Globally-known London-based product and design consultancy Berg has become best known for its work with major tech companies such as Apple and Twitter, as well as it’s now famous “Little Printer” design which captured the collective imagination of the tech world last year. The tiny device that could print out any kind of information you wanted from the web became a physical manifestation of how web services might interface with the ‘real world’. But it turns out that the Little Printer set BERG’s founders’ minds racing towards a new strategy – the ultimate pivot from the agency/client model to becoming a product-based startup with a cloud platform. BERG London is poised to become Berg Cloud, described as a ‘nervous system for connected products’ built to run at scale’. As an example of this platform running, BERG has produced a “Twitter Clock”, being presented in London today to advertising agencies that work with Twitter, which can be programmed to make three birds appear indicating Retweets of an account or other similar alerts.
BERG Cloud aims to be an “operating system for connected products”. What we saw, cofounder and CEO Matt Webb told me in an exclusive interview, is the emergence of a platform that could control everything from the Little Printer to the signage in a city, to home electronics and automation inside businesses. Up for grabs will also be services like fleet management.
“Web connected products are smarter, more social and more alive. As hardware and the cloud meet, new product categories are born and new business models are enabled. The network is the new electricity,” said Webb.

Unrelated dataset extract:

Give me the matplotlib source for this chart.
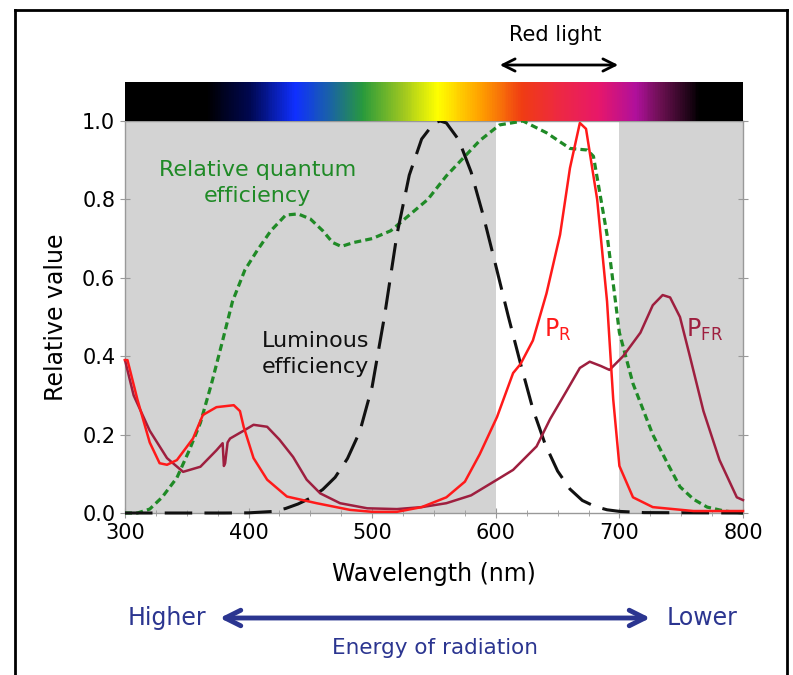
import matplotlib
matplotlib.use('Agg')
import matplotlib.pyplot as plt
import numpy as np
from matplotlib.colors import LinearSegmentedColormap
from matplotlib.lines import Line2D

# Relative quantum efficiency (green dotted)
qe_wl = [300, 310, 320, 330, 342, 352, 361, 370, 379, 387, 397, 407, 418, 430, 440,
         450, 460, 468, 475, 485, 500, 515, 530, 545, 560, 575, 587, 603, 622, 641,
         660, 674, 679, 690, 700, 711, 727, 740, 749, 760, 771, 785, 800]
qe_val = [0.0, 0.0, 0.01, 0.04, 0.09, 0.16, 0.23, 0.33, 0.44, 0.54, 0.62, 0.67, 0.72, 0.76, 0.763,
          0.75, 0.72, 0.69, 0.68, 0.69, 0.70, 0.72, 0.76, 0.80, 0.86, 0.91, 0.95, 0.99, 1.0, 0.97,
          0.93, 0.926, 0.91, 0.71, 0.46, 0.33, 0.20, 0.12, 0.067, 0.035, 0.015, 0.005, 0.0]

# Luminous efficiency (black dashed)
lum_wl = [300, 380, 400, 420, 430, 440, 450, 460, 470, 480, 490, 500, 510, 520, 530, 540,
          550, 555, 560, 570, 580, 590, 600, 610, 620, 630, 640, 650, 660, 670, 680, 690,
          700, 720, 800]
lum_val = [0.0, 0.0, 0.0004, 0.004, 0.0116, 0.023, 0.038, 0.06, 0.091, 0.139, 0.208, 0.323,
           0.503, 0.71, 0.862, 0.954, 0.995, 1.0, 0.995, 0.952, 0.870, 0.757, 0.631, 0.503,
           0.381, 0.265, 0.175, 0.107, 0.061, 0.032, 0.017, 0.0082, 0.0041, 0.001, 0.0]

# P_R absorption (red)
pr_wl = [300, 302, 310, 320, 328, 334, 342, 355, 363, 374, 388, 393, 396, 404, 415, 431,
         455, 482, 500, 520, 540, 560, 575, 587, 601, 614, 620, 630, 641, 652, 660, 668,
         673, 682, 690, 695, 700, 711, 727, 760, 800]
pr_val = [0.39, 0.39, 0.29, 0.18, 0.127, 0.123, 0.135, 0.19, 0.25, 0.27, 0.275, 0.26, 0.22,
          0.14, 0.085, 0.042, 0.025, 0.008, 0.003, 0.003, 0.015, 0.04, 0.08, 0.15, 0.245,
          0.357, 0.38, 0.44, 0.56, 0.71, 0.88, 0.995, 0.98, 0.80, 0.54, 0.29, 0.12, 0.04,
          0.015, 0.005, 0.005]

# P_FR absorption (dark red)
pfr_wl = [300, 307, 320, 334, 347, 361, 374, 379, 380, 381, 383, 385, 396, 404, 415, 425,
          436, 447, 458, 474, 496, 520, 540, 560, 580, 601, 614, 633, 644, 657, 668, 676,
          685, 692, 703, 717, 727, 735, 741, 749, 757, 768, 781, 795, 800]
pfr_val = [0.39, 0.30, 0.21, 0.14, 0.105, 0.118, 0.16, 0.178, 0.12, 0.127, 0.18, 0.19, 0.21,
           0.225, 0.22, 0.187, 0.143, 0.085, 0.05, 0.025, 0.012, 0.01, 0.015, 0.025, 0.045,
           0.085, 0.11, 0.17, 0.24, 0.31, 0.37, 0.386, 0.375, 0.365, 0.40, 0.46, 0.53, 0.556,
           0.55, 0.50, 0.40, 0.26, 0.135, 0.04, 0.033]

# spectrum bar colour stops
spec_wl = [300, 365, 400, 437, 465, 492, 525, 553, 588, 622, 650, 684, 714, 735, 766, 800]
spec_col = ['#000000', '#000000', '#000850', '#1030ff', '#1a62a8', '#289a3c', '#a0c820',
            '#ffff00', '#ffa000', '#f03c14', '#ee2a40', '#e8186a', '#b0109c', '#6a1050',
            '#000000', '#000000']

W, H = 793, 675
fig = plt.figure(figsize=(W / 100, H / 100), dpi=100)

def fx(px):
    return px / W

def fy(py):
    return 1 - py / H

ax = fig.add_axes([fx(125), fy(513), fx(743) - fx(125), fy(121) - fy(513)])

ax.axvspan(300, 600, color='#d3d3d3', lw=0, zorder=0)
ax.axvspan(700, 800, color='#d3d3d3', lw=0, zorder=0)

ax.plot(qe_wl, qe_val, color='#1f8a26', lw=2.3, ls=(0, (2.2, 1.3)), clip_on=False, zorder=3)
ax.plot(lum_wl, lum_val, color='#111111', lw=2.2, ls=(0, (9, 4)), clip_on=False, zorder=3)
ax.plot(pfr_wl, pfr_val, color='#9e1f3f', lw=1.8, clip_on=False, zorder=4)
ax.plot(pr_wl, pr_val, color='#ff1a1a', lw=1.8, clip_on=False, zorder=5)

ax.set_xlim(300, 800)
ax.set_ylim(0, 1.0)
ax.set_xticks(range(300, 801, 100))
ax.set_xticks(range(300, 801, 25), minor=True)
ax.set_yticks([0, 0.2, 0.4, 0.6, 0.8, 1.0])
ax.set_yticklabels(['0.0', '0.2', '0.4', '0.6', '0.8', '1.0'])
ax.tick_params(axis='both', which='both', direction='inout', color='#999999', labelsize=15,
               right=True)
ax.tick_params(which='minor', length=4)
ax.tick_params(which='major', length=7)
for s in ax.spines.values():
    s.set_color('#999999')
    s.set_linewidth(1)

ax.set_ylabel('Relative value', fontsize=17, labelpad=10)
ax.set_xlabel('Wavelength (nm)', fontsize=17, labelpad=14)

ax.text(407, 0.842, 'Relative quantum\nefficiency', color='#1f8a26', fontsize=16,
        ha='center', va='center', linespacing=1.4)
ax.text(454, 0.406, 'Luminous\nefficiency', color='#111111', fontsize=16,
        ha='center', va='center', linespacing=1.4)
ax.text(650, 0.467, r'P$_\mathregular{R}$', color='#ff1a1a', fontsize=17, ha='center', va='center')
ax.text(769, 0.467, r'P$_\mathregular{FR}$', color='#9e1f3f', fontsize=17, ha='center', va='center')

# spectrum bar above the plot
cax = fig.add_axes([fx(125), fy(121), fx(743) - fx(125), fy(82) - fy(121)])
pos = [(w - 300) / 500 for w in spec_wl]
cmap = LinearSegmentedColormap.from_list('spec', list(zip(pos, spec_col)))
cax.imshow(np.linspace(0, 1, 500)[None, :], cmap=cmap, aspect='auto', extent=(300, 800, 0, 1))
cax.set_axis_off()

# red light marker
fig.text(fx(555), fy(35), 'Red light', fontsize=15, ha='center', va='center')
fig.add_artist(matplotlib.patches.FancyArrowPatch((fx(497), fy(65)), (fx(621), fy(65)),
               transform=fig.transFigure, arrowstyle='<->', mutation_scale=22, lw=2, color='black'))

# energy arrow
navy = '#2b3590'
fig.text(fx(167), fy(618), 'Higher', fontsize=17, color=navy, ha='center', va='center')
fig.text(fx(702), fy(618), 'Lower', fontsize=17, color=navy, ha='center', va='center')
fig.add_artist(matplotlib.patches.FancyArrowPatch((fx(217), fy(618)), (fx(653), fy(618)),
               transform=fig.transFigure, arrowstyle='<->', mutation_scale=28, lw=3.5, color=navy))
fig.text(fx(435), fy(648), 'Energy of radiation', fontsize=15.5, color=navy, ha='center', va='center')

# open frame around the figure
for xs, ys in [([fx(15), fx(15)], [0, fy(10)]), ([fx(15), fx(787)], [fy(10), fy(10)]),
               ([fx(787), fx(787)], [fy(10), 0])]:
    fig.add_artist(Line2D(xs, ys, transform=fig.transFigure, color='black', lw=2))

fig.savefig('out.png', dpi=100)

But he correctly pointed out that building and sharing these connected products is going to be complex and expensive without a platform.
Other companies playing in this space include some pretty big names already: Twine, Belkin (which has acquired Linksys), Google with its ‘Android At Home’ product, Amazon with its connected chip in the Kindle, and Apple with its push for Bluetooth 4. In other words, others have identified that this is indeed going to be a very big market. We’re talking about building the platform for the Internet of Things.
But there is also space for a platform which is so open that creators of new products will just naturally use it to prototype new products. BERG Cloud hopes to provide that potential.
Webb wants BERG Cloud to make life “easier for developers, and more intuitive for users” not just by bundling technology but by building their own products as well on the platform
BERG Cloud will be aimed at products which need to communicate with the Web at any time as opposed to personal smartphone peripherals such as those used by Bluetooth 4.
It will employ end to end encrypted connectivity using Zigbee wireless which is low power and low bandwidth. You can’t stream video over Zigbee, but you can make battery powered connected products.
BERG Cloud is also planning to provide the wireless chip for products (which run the BERG Cloud firmware), and the BERG Cloud Bridge which connects to the office router or home broadband router by ethernet, and establishes the Zigbee wireless network.
For developers, their hardware will have a Web API at bergcloud.com, so they can bring their product to life by developing a backend website and a mobile user interface, detailed here.
There will also be resources for companies that want to product BERG Cloud-powered ‘shields’ for Arduino, Raspberry Pi and mbed run devices.
All in all it is a major pivot into a brand new business model for BERG, joining the startups that BERG and Webb himself have been such vocal and supportive proponents of in the “Silicon Roundabout” area of East London, also know as Tech City.